How to change the output file location in MinKNOW?

During the setup of the run you can choose where you want to save the output files. Just click the magnifying glass symbol on the “Output location” box and select the destination folder.

Important note: MinKNOW stores raw signal files before they are converted into fast5 in the default partition where MinKNOW is installed. Ideally this has to be an internal SSD to avoid any data loss or corruption. This location is specified and can be changed in the minknow/conf/user_conf file however this would be at your own risk if the location is changed.

You can also change to a network drive through MinKNOW. On the “Output location” box select your network drive. This should work for both Windows and Ubuntu PCs.

In case this doesn’t work, the other alternative is to edit the user_conf file.

For Windows OS, you can access this file through C:\\Program Files\MinKnow\conf\user_conf. You need to change the value to the correct path to your network drive (if the path is wrong MinKNOW will error).
For Ubuntu systems, the user_conf is located in opt/ont/minknow/conf/user_conf. You can open it using a text editor (such as Notepad++) and you will need to edit the same value to the path of your network drive.
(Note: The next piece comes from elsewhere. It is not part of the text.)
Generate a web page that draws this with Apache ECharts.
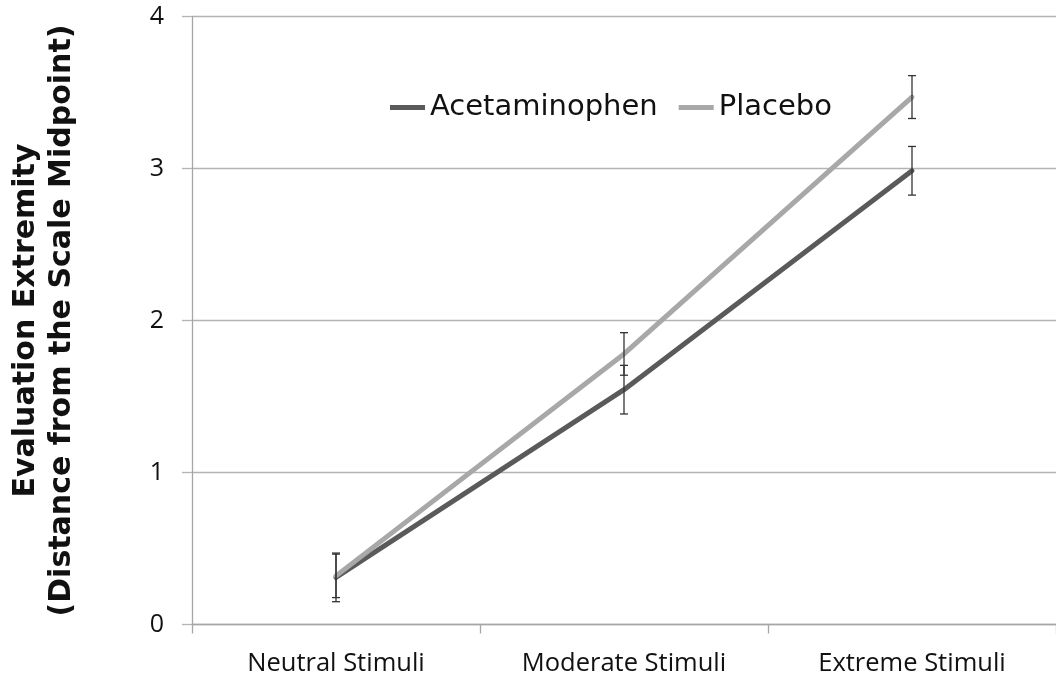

You should be aware that writing the output files directly to a network drive brings some risks. You will need a stable internet connection to do this. If the internet or network crashes or blips at all, this can lead to a run crash as MinKNOW will lose the output location. If that happens any raw/temporary data that MinKNOW is generating to move across to the network drive will be irretrievably lost. If you suffer an internet outage you will lose all of the raw data, resulting in no fast5 or fastq files generated at all. We always recommend customers write the data locally to “local drive://data” and then move the data off to a network drive etc. This allows for MinKNOW to dump the raw files to a folder locally if it suffers a run crash, which can be converted to fast5 and fastq files anytime. Internet blips or crashes will also not affect a run that is being written locally.